◆ The task:
Your output must be the lines below from the line containing "Give me the Altair source for this chart." to the line containing "import pandas as pd", both lines included, reproduced exactly and without pictures.

******************************

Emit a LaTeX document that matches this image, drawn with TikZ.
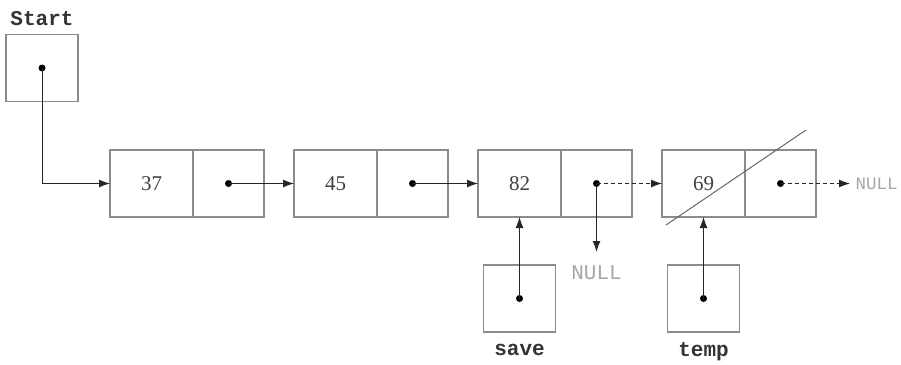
\documentclass[tikz,border=0pt]{standalone}
\usepackage{fontspec}
\setmainfont{Liberation Serif}
\setmonofont{Liberation Mono}
\usepackage{tikz}
\usetikzlibrary{arrows.meta,positioning}

\begin{document}
\begin{tikzpicture}[
    x=1pt, y=1pt,
    datacell/.style={rectangle, draw=black!45, line width=1.3pt, outer sep=0pt, minimum width=83pt, minimum height=67pt, inner sep=0pt, font=\fontsize{21}{23}\selectfont, text=black!75},
    ptrcell/.style={rectangle, draw=black!45, line width=1.3pt, outer sep=0pt, minimum width=71pt, minimum height=67pt, inner sep=0pt},
    varbox/.style={rectangle, draw=black!45, line width=1.3pt, outer sep=0pt, minimum width=72pt, minimum height=67pt, inner sep=0pt},
    varname/.style={font=\ttfamily\bfseries\fontsize{21}{23}\selectfont, text=black!80},
    nulltxt/.style={font=\ttfamily\fontsize{21}{23}\selectfont, text=black!35},
    dot/.style={circle, fill=black, inner sep=0pt, minimum size=7pt},
    link/.style={-{Latex[length=11pt,width=8pt]}, line width=1pt, black!85},
    oldlink/.style={link, dashed, dash pattern=on 4pt off 3pt},
    cross/.style={line width=1pt, black!60}
]
\useasboundingbox (0,0) rectangle (901,-364);

% pointer variables
\node[varbox] (start) at (42,-68) {};
\node[varname, above=5pt of start] {Start};

% the list
\node[datacell] (d37) at (151.5,-183.5) {37};
\node[ptrcell, right=0pt of d37] (p37) {};
\node[datacell, right=30pt of p37] (d45) {45};
\node[ptrcell, right=0pt of d45] (p45) {};
\node[datacell, right=30pt of p45] (d82) {82};
\node[ptrcell, right=0pt of d82] (p82) {};
\node[datacell, right=30pt of p82] (d69) {69};
\node[ptrcell, right=0pt of d69] (p69) {};

\node[varbox, below=48pt of d82] (save) {};
\node[varname, below=9pt of save] {save};
\node[varbox, below=48pt of d69] (temp) {};
\node[varname, below=7pt of temp] {temp};

\coordinate (nullend) at (p82.center |- 0,-252);
\node[nulltxt, below=10pt of nullend] (null1) {NULL};
\node[nulltxt, anchor=west, font=\ttfamily\fontsize{17.5}{20}\selectfont] (null2) at (852,-183.5) {NULL};

% dots
\foreach \n in {start,p37,p45,p82,p69,save,temp}
    \node[dot] at (\n.center) {};

% links
\draw[link] (start.center) |- (d37.west);
\draw[link] (p37.center) -- (d45.west);
\draw[link] (p45.center) -- (d82.west);
\draw[oldlink] (p82.center) -- (d69.west);
\draw[link] (p82.center) -- (nullend);
\draw[oldlink] (p69.center) -- ([xshift=-2pt]null2.west);
\draw[link] (save.center) -- (save.center |- d82.south);
\draw[link] (temp.center) -- (temp.center |- d69.south);

% deleted node
\draw[cross] ([shift={(4pt,-8pt)}]d69.south west) -- ([shift={(-10pt,20pt)}]p69.north east);
\end{tikzpicture}
\end{document}
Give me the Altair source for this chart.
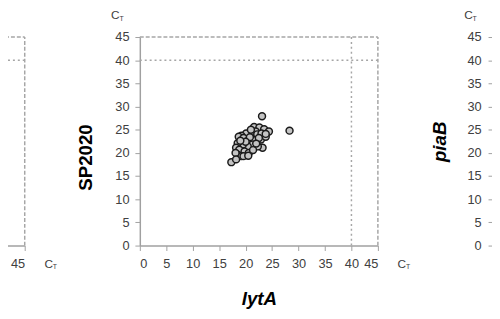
import altair as alt
import pandas as pd

# ---- data ----
lytA = [23.1, 21.6, 22.6, 23.5, 24.4, 21.9, 21.0, 20.1, 19.2, 18.7,
        19.6, 20.6, 21.6, 22.9, 23.8, 23.2, 22.3, 21.3, 20.4, 19.5,
        18.5, 18.2, 18.8, 19.8, 20.6, 18.5, 19.2, 18.1, 17.3, 18.2,
        19.6, 28.3, 20.8, 22.2, 21.4, 20.0, 23.0, 22.5, 19.0, 21.0,
        22.0, 20.5, 23.8]
sp2020 = [27.9, 25.6, 25.5, 25.1, 24.6, 24.6, 24.2, 24.2, 23.7, 23.5,
          23.2, 22.8, 22.8, 22.9, 23.5, 21.1, 21.4, 21.8, 21.4, 21.8,
          22.1, 21.1, 20.7, 20.3, 20.0, 19.6, 19.3, 20.0, 18.0, 18.6,
          19.3, 24.8, 23.4, 24.0, 20.6, 22.4, 24.2, 23.2, 22.6, 25.0,
          22.0, 19.4, 24.1]
ticks = [0, 5, 10, 15, 20, 25, 30, 35, 40, 45]
left_ticks = [40, 45]
cutoff_ct = 40
max_ct = 45

pts = pd.DataFrame({"lytA": lytA, "SP2020": sp2020})
lines = pd.DataFrame({
    "x1": [0, max_ct, 0, cutoff_ct],
    "x2": [max_ct, max_ct, max_ct, cutoff_ct],
    "y1": [max_ct, 0, cutoff_ct, 0],
    "y2": [max_ct, max_ct, cutoff_ct, max_ct],
    "kind": ["max", "max", "cutoff", "cutoff"],
})

W, H = 242, 212
PERIOD = 359
FONT = "Liberation Sans"
GRAY = "#a0a0a0"


def xscale(shift):
    return alt.Scale(domain=[0, 45], nice=False, range=[shift, shift + W])


yscale = alt.Scale(domain=[0, 45], nice=False)

AX = dict(grid=False, domainColor=GRAY, domainWidth=1.5,
          tickColor=GRAY, tickWidth=1, tickSize=5, labelColor="#404040",
          labelFont=FONT, labelFontSize=13, titleFont=FONT,
          titleFontWeight="bold", titleFontSize=19, titleColor="#000000")


def rules(shift, xaxis, yaxis):
    return alt.Chart(lines).mark_rule(color="#a6a6a6", strokeWidth=1.5).encode(
        x=alt.X("x1:Q", scale=xscale(shift), axis=xaxis),
        x2="x2:Q",
        y=alt.Y("y1:Q", scale=yscale, axis=yaxis),
        y2="y2:Q",
        strokeDash=alt.StrokeDash("kind:N", scale=alt.Scale(
            domain=["max", "cutoff"], range=[[4, 2], [2, 3]]), legend=None),
    )


middle_rules = rules(0, None, None)
left_rules = rules(-PERIOD, alt.Axis(orient="bottom", title=None, values=left_ticks,
                                     labelPadding=7, **AX), None)
right_rules = rules(PERIOD, None, alt.Axis(
    orient="left", offset=-PERIOD, title="piaB", titleFontStyle="italic",
    titleAngle=270, titleX=-54.5, titleY=106, titleBaseline="middle",
    titleAlign="center", labelPadding=7, values=ticks, **AX))

points = alt.Chart(pts).mark_circle(
    size=50, color="#c4c4c4", stroke="#1a1a1a", strokeWidth=1.5, opacity=1
).encode(
    x=alt.X("lytA:Q", scale=xscale(0), axis=alt.Axis(
        orient="bottom", title="lytA", titleFontStyle="italic", titleX=121,
        titleY=60, titleBaseline="alphabetic", titleAlign="center",
        labelPadding=7, values=ticks, **AX)),
    y=alt.Y("SP2020:Q", scale=yscale, axis=alt.Axis(
        orient="left", title="SP2020", titleAngle=270, titleX=-55,
        titleY=122, titleBaseline="middle", titleAlign="center",
        labelPadding=6, values=ticks, **AX)),
)


def ct(xc, yc):
    one = pd.DataFrame({"t": ["C"]})
    c = alt.Chart(one).mark_text(text="C", font=FONT, fontSize=12, align="left",
                                 baseline="alphabetic", color="#404040").encode(
        x=alt.value(xc), y=alt.value(yc))
    t = alt.Chart(one).mark_text(text="T", font=FONT, fontSize=7, align="left",
                                 baseline="alphabetic", color="#404040").encode(
        x=alt.value(xc + 8.6), y=alt.value(yc + 1.8))
    return [c, t]


ct_layers = (ct(-29.3, -18) + ct(262, 234.5) + ct(262 - PERIOD, 234.5)
             + ct(-29.3 + PERIOD, -18))

chart = alt.layer(middle_rules, left_rules, right_rules, points, *ct_layers).resolve_scale(
    x="independent", y="independent"
).properties(
    width=W, height=H,
    autosize=alt.AutoSizeParams(type="none"),
    padding={"left": 134, "top": 27, "right": 116, "bottom": 64},
).configure_view(stroke="transparent")

chart.save("out.html", embed_options={"renderer": "svg", "actions": False})
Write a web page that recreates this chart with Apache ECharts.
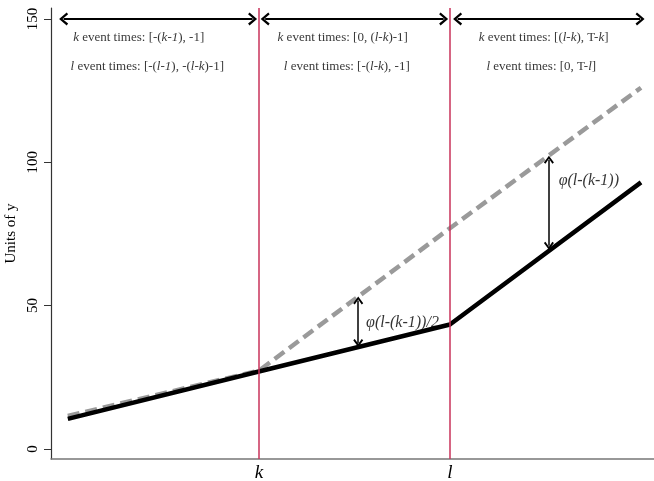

******************************

◆ Answer below:
Give me the Altair source for this chart.
import altair as alt
import pandas as pd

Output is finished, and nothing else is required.